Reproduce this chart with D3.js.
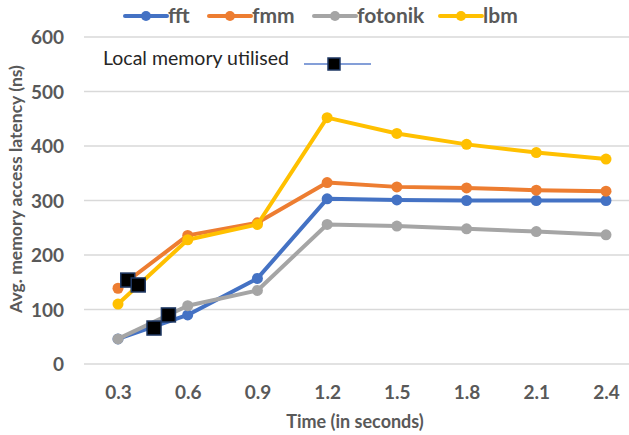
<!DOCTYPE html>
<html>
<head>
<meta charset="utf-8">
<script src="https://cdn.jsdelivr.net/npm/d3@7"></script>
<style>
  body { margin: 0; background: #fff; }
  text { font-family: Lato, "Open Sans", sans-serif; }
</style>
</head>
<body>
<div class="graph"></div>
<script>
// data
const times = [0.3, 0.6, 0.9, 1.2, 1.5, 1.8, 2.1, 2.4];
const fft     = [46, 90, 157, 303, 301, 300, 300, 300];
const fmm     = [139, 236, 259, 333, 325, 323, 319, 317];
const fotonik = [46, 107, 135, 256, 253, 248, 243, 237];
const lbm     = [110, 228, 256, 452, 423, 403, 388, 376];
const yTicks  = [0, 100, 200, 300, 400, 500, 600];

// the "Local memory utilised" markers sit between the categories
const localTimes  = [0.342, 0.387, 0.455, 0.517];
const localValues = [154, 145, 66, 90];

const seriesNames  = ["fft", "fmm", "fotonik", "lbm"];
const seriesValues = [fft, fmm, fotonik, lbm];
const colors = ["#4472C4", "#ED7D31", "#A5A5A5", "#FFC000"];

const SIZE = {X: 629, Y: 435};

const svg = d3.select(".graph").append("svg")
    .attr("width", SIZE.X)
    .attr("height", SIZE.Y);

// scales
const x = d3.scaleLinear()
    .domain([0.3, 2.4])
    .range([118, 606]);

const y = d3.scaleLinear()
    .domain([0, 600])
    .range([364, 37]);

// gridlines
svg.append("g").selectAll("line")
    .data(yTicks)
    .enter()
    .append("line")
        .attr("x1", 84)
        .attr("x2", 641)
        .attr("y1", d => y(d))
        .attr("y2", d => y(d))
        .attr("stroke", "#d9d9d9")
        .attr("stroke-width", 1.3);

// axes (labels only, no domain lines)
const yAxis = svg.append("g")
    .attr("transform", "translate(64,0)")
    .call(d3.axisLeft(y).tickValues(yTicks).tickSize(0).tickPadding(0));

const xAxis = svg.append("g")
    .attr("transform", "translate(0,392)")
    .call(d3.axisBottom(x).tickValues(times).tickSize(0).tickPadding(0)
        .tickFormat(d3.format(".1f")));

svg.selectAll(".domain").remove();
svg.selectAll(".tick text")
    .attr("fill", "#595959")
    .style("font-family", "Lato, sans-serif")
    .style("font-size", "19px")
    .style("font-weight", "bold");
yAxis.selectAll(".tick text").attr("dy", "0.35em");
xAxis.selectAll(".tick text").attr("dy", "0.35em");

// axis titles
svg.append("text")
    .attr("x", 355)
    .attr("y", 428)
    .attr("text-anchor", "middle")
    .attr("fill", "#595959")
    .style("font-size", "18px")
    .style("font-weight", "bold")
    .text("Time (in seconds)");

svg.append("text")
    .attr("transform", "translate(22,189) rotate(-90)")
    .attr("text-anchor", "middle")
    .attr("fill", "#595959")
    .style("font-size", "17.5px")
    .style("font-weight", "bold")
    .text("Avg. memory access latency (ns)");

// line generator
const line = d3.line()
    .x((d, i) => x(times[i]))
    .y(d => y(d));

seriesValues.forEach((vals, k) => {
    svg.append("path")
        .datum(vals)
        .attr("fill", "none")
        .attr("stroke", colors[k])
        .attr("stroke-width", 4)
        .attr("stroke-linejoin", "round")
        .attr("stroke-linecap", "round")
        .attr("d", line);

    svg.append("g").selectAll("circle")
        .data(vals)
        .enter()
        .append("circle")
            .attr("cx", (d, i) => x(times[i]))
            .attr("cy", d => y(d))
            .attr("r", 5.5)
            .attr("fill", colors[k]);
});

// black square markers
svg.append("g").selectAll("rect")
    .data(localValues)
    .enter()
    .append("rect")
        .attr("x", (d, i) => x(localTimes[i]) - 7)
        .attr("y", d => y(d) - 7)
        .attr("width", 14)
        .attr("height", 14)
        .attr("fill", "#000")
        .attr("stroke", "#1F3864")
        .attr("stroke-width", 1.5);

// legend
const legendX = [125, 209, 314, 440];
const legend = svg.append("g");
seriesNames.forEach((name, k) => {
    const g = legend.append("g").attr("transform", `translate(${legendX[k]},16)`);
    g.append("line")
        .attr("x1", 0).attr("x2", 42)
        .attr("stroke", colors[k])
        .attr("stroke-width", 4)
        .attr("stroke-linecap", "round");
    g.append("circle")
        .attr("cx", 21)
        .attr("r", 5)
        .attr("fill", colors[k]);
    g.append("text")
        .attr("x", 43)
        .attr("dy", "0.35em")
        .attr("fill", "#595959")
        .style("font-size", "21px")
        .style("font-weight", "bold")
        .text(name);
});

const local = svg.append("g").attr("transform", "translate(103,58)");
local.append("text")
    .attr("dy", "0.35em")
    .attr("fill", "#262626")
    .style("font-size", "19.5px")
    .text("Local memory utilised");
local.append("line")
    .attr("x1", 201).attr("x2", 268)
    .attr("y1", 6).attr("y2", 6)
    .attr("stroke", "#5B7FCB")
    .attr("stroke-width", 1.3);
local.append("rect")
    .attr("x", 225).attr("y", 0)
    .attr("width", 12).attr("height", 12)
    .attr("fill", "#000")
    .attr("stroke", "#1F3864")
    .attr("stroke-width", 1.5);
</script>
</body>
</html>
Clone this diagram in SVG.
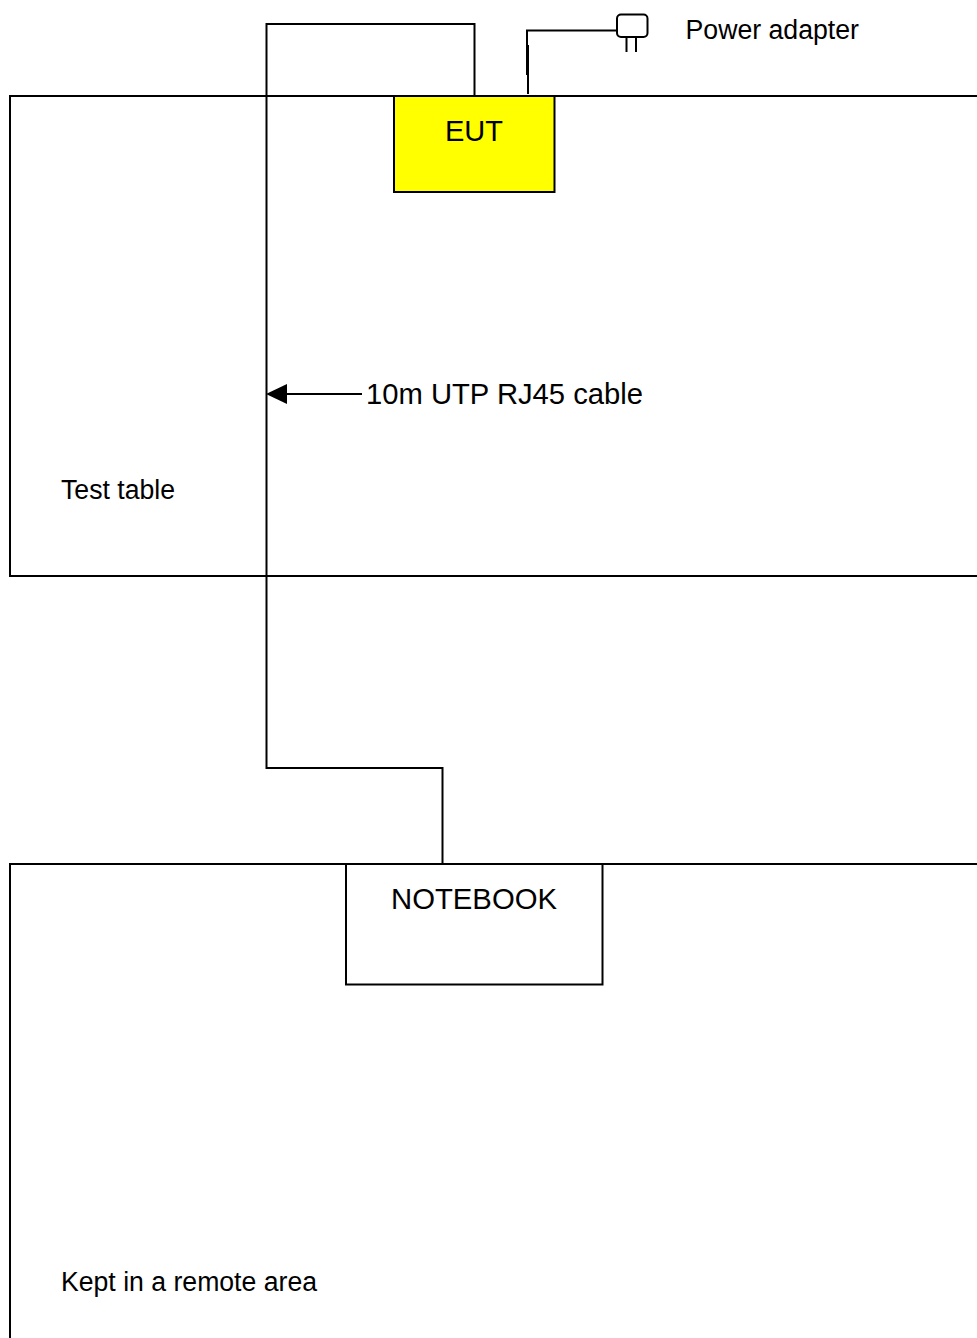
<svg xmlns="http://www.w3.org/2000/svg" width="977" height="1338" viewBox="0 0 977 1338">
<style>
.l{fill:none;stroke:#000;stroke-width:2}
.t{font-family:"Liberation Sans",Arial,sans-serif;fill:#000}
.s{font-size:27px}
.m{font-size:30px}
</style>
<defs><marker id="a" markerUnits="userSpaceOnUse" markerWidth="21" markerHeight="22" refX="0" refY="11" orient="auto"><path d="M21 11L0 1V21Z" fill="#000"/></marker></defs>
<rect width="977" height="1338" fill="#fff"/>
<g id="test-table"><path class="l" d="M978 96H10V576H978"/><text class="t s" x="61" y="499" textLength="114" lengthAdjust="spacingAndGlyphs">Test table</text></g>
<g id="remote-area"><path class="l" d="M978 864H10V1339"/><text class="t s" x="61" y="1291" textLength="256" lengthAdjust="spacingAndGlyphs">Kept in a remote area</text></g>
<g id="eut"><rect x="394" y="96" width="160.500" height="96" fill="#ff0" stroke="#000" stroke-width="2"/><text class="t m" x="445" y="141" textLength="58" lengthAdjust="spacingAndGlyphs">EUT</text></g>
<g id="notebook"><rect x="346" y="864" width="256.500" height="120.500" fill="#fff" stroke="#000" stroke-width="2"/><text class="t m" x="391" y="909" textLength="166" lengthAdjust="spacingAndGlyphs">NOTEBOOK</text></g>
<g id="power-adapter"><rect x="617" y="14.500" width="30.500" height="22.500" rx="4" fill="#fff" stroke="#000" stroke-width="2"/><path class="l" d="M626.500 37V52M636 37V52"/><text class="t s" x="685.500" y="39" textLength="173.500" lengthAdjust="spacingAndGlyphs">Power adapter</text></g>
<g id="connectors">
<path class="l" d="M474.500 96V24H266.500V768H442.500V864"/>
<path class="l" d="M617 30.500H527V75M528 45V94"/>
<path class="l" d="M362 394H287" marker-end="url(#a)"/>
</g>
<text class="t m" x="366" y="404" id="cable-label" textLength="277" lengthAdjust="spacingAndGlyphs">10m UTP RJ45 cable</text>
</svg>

**Challenge:**
Check each line above for the word "this" and copy the ones that have it.

**Response:**
Reproduce this chart with D3.js.
Clone this diagram in SVG.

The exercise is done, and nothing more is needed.